Let’s see if it gets over it in the next few sessions and reaches for new highs… or whether the selling continues.
Meanwhile, we can probably expect some more withering Twitter attacks aimed at the Fed by the President.
But he needs to think beyond the short-term feel-good factor of lowering rates to keep the bull market alive.
What happens if Powell is correct and inflation is low for ‘transitory’ reasons… and something happens to spark a sudden rise?
Like an oil price shock, for one thing…
“We see increased risks of significantly higher oil prices,” Oxford economists John Payne and Gabriel Sterne wrote in a note. “In the short-run, it is likely the supply impact will be offset by higher production elsewhere, but the market is tightening and all it would take is one more shock to supply and oil could reach $100.”

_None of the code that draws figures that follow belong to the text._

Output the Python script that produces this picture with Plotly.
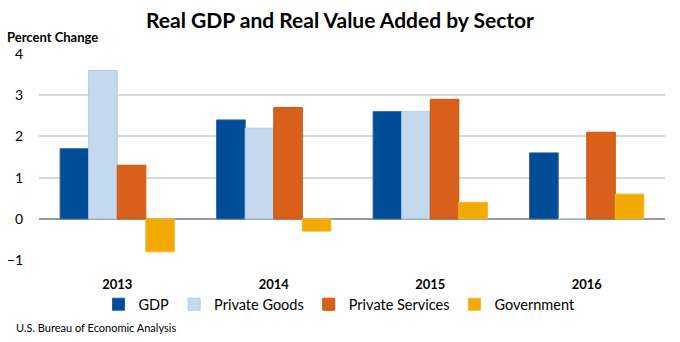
import plotly.graph_objects as go

years = ["2013", "2014", "2015", "2016"]
gdp = [1.7, 2.4, 2.6, 1.6]
private_goods = [3.6, 2.2, 2.6, 0.0]
private_services = [1.3, 2.7, 2.9, 2.1]
government = [-0.8, -0.3, 0.4, 0.6]

series = [
    ("GDP", gdp, "#004C97", "#1F5FA8"),
    ("Private Goods", private_goods, "#C5D9EE", "#B0CBE8"),
    ("Private Services", private_services, "#D9601A", "#C85412"),
    ("Government", government, "#F2A900", "#F5B930"),
]

FONT = "Lato, Open Sans, sans-serif"

fig = go.Figure()
for name, vals, col, edge in series:
    fig.add_trace(go.Bar(
        x=years, y=vals, name=name,
        marker=dict(color=col, line=dict(color=edge, width=1)),
    ))

fig.update_layout(
    width=680, height=342,
    margin=dict(l=39, r=15, t=54, b=82, autoexpand=False),
    paper_bgcolor="white", plot_bgcolor="white",
    barmode="group", bargap=0.27, bargroupgap=0,
    font=dict(family=FONT, color="#000000"),
    title=dict(text="<b>Real GDP and Real Value Added by Sector</b>",
               x=0.5, xanchor="center", y=0.94, yanchor="middle",
               font=dict(size=21, family=FONT, color="#000000")),
    showlegend=True,
    legend=dict(orientation="h", x=0.48, xanchor="center", y=-0.215, yanchor="middle",
                font=dict(size=14.5, family=FONT), traceorder="normal",
                itemwidth=30, bgcolor="rgba(0,0,0,0)"),
    xaxis=dict(showgrid=False, showline=False, zeroline=False, automargin=False,
               tickfont=dict(size=13, family=FONT), ticks="outside", ticklen=12,
               tickcolor="rgba(0,0,0,0)", tickprefix="<b>", ticksuffix="</b>"),
    yaxis=dict(range=[-1, 4], dtick=1, tick0=0, showgrid=True, gridcolor="#D9D9D9",
               gridwidth=1.5, zeroline=True, zerolinecolor="#999999", zerolinewidth=1.5,
               tickfont=dict(size=14, family=FONT), ticks="outside", ticklen=12,
               tickcolor="rgba(0,0,0,0)", showline=False, automargin=False),
    annotations=[
        dict(text="<b>Percent Change</b>", xref="paper", yref="paper",
             x=-34/626, y=1 + 17/206, xanchor="left", yanchor="middle",
             showarrow=False, font=dict(size=13, family=FONT)),
        dict(text="U.S. Bureau of Economic Analysis", xref="paper", yref="paper",
             x=-25/626, y=-67/206, xanchor="left", yanchor="middle",
             showarrow=False, font=dict(size=11, family=FONT)),
    ],
)

fig.write_html("out.html")
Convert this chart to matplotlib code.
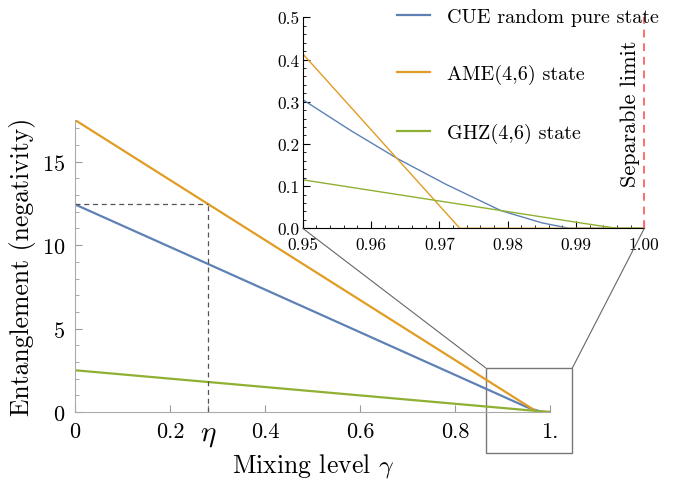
import matplotlib.pyplot as plt
from matplotlib.patches import Rectangle, ConnectionPatch
from matplotlib.ticker import MultipleLocator

plt.rcParams['font.family'] = ['cmr10', 'DejaVu Serif']
plt.rcParams['mathtext.fontset'] = 'cm'
plt.rcParams['axes.formatter.use_mathtext'] = True

# values
cue_g = [0.0, 0.28, 0.95, 0.957, 0.964, 0.971, 0.979, 0.985, 0.989, 1.0]
cue_n = [12.44, 8.87, 0.305, 0.232, 0.164, 0.104, 0.042, 0.013, 0.0, 0.0]
ame_g = [0.0, 0.973, 1.0]
ame_n = [17.5, 0.0, 0.0]
ghz_g = [0.0, 0.992, 0.996, 1.0]
ghz_n = [2.5, 0.0095, 0.0, 0.0]
eta = 0.28
eta_level = 12.46
separable_limit = 1.0

labels = ["CUE random pure state", "AME(4,6) state", "GHZ(4,6) state"]
colors = ["#5E81B5", "#E19C24", "#8FB032"]

main_xticks = [0, 0.2, eta, 0.4, 0.6, 0.8, 1.0]
main_xlabels = ["0", "0.2", r"$\eta$", "0.4", "0.6", "0.8", "1."]
inset_xticks = [0.95, 0.96, 0.97, 0.98, 0.99, 1.00]
inset_yticks = [0.0, 0.1, 0.2, 0.3, 0.4, 0.5]

fig = plt.figure(figsize=(6.76, 4.85), dpi=100)
ax = fig.add_axes([0.111, 0.1485, 0.7027, 0.602])
ins = fig.add_axes([0.4478, 0.5272, 0.5053, 0.435])

series = [(cue_g, cue_n), (ame_g, ame_n), (ghz_g, ghz_n)]
handles = []
for (g, n), c, lab in zip(series, colors, labels):
    h, = ax.plot(g, n, color=c, lw=1.6, label=lab)
    handles.append(h)
    ins.plot(g, n, color=c, lw=1.0)

# eta guide lines
ax.hlines(eta_level, 0, eta, colors="#555555", linestyles=(0, (4, 3)), lw=0.9)
ax.vlines(eta, 0, eta_level, colors="#555555", linestyles=(0, (4, 3)), lw=0.9)

ax.set_xlim(0, 1.0)
ax.set_ylim(0, 17.5)
ax.set_xticks(main_xticks)
ax.set_xticklabels(main_xlabels)
ax.set_yticks([0, 5, 10, 15])
ax.yaxis.set_minor_locator(MultipleLocator(1))
for s in ["top", "right"]:
    ax.spines[s].set_visible(False)
for s in ["left", "bottom"]:
    ax.spines[s].set_color("#aaaaaa")
ax.tick_params(direction="in", which="both", colors="#999999", labelcolor="black",
               labelsize=16, pad=7)
ax.tick_params(which="major", length=5)
ax.tick_params(which="minor", length=3)
for t in ax.get_xticklabels():
    if t.get_text() == r"$\eta$":
        t.set_fontsize(21)
ax.set_xlabel(r"Mixing level $\gamma$", fontsize=18.5, labelpad=2)
ax.set_ylabel("Entanglement (negativity)", fontsize=18.5, labelpad=4)

# zoom box on main plot
box = Rectangle((0.8646, -2.44), 1.047 - 0.8646, 2.64 + 2.44, fill=False,
                ec="#777777", lw=1.0, clip_on=False)
ax.add_patch(box)
for xa, xb in [(0.8646, 0.95), (1.047, 1.0)]:
    con = ConnectionPatch(xyA=(xa, 2.64), coordsA=ax.transData,
                          xyB=(xb, 0.0), coordsB=ins.transData,
                          color="#666666", lw=0.8)
    fig.add_artist(con)

# inset
ins.set_xlim(0.95, 1.0)
ins.set_ylim(0, 0.5)
ins.set_xticks(inset_xticks)
ins.set_xticklabels(["%.2f" % v for v in inset_xticks])
ins.set_yticks(inset_yticks)
ins.set_yticklabels(["%.1f" % v for v in inset_yticks])
ins.xaxis.set_minor_locator(MultipleLocator(0.002))
ins.yaxis.set_minor_locator(MultipleLocator(0.02))
for s in ["top", "right"]:
    ins.spines[s].set_visible(False)
ins.tick_params(direction="in", which="both", labelsize=12.5)
ins.tick_params(axis="x", pad=6)
ins.tick_params(axis="y", pad=2)
ins.tick_params(which="major", length=5)
ins.tick_params(which="minor", length=2.5)
ins.axvline(separable_limit, color="#FF6E6E", lw=1.4, ls=(0, (4, 3)),
            clip_on=False, zorder=5)
ins.text(0.9993, 0.273, "Separable limit", rotation=90, ha="right", va="center",
         fontsize=16)
ins.patch.set_alpha(0)

fig.legend(handles=handles, loc="upper left", bbox_to_anchor=(397 / 676, 1 - 9 / 485),
           frameon=False, fontsize=14.5, handlelength=1.65, handletextpad=0.85,
           labelspacing=1.9, borderpad=0, borderaxespad=0)

fig.savefig("out.png", dpi=100)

And if the price of oil does increase substantially and for a prolonged period, that will be inflationary as it feeds into utility prices and transportation costs.
If Trump got his way and persuaded the Fed to lower rates at the same time as inflationary pressures are building, it might not end well.
We could quickly move from 2% inflation to 5% or 6% or even double-digit inflation.
And as the Fed scrambles to try to contain it, by ramping up rates again…
Twitchy investors will panic and run – and stock markets will collapse for real.
We’re not there yet. And yesterday’s sell-off may not last.
But it doesn’t feel right to be piling into stocks right now – not at these levels and when the Fed isn’t looking very confident at all.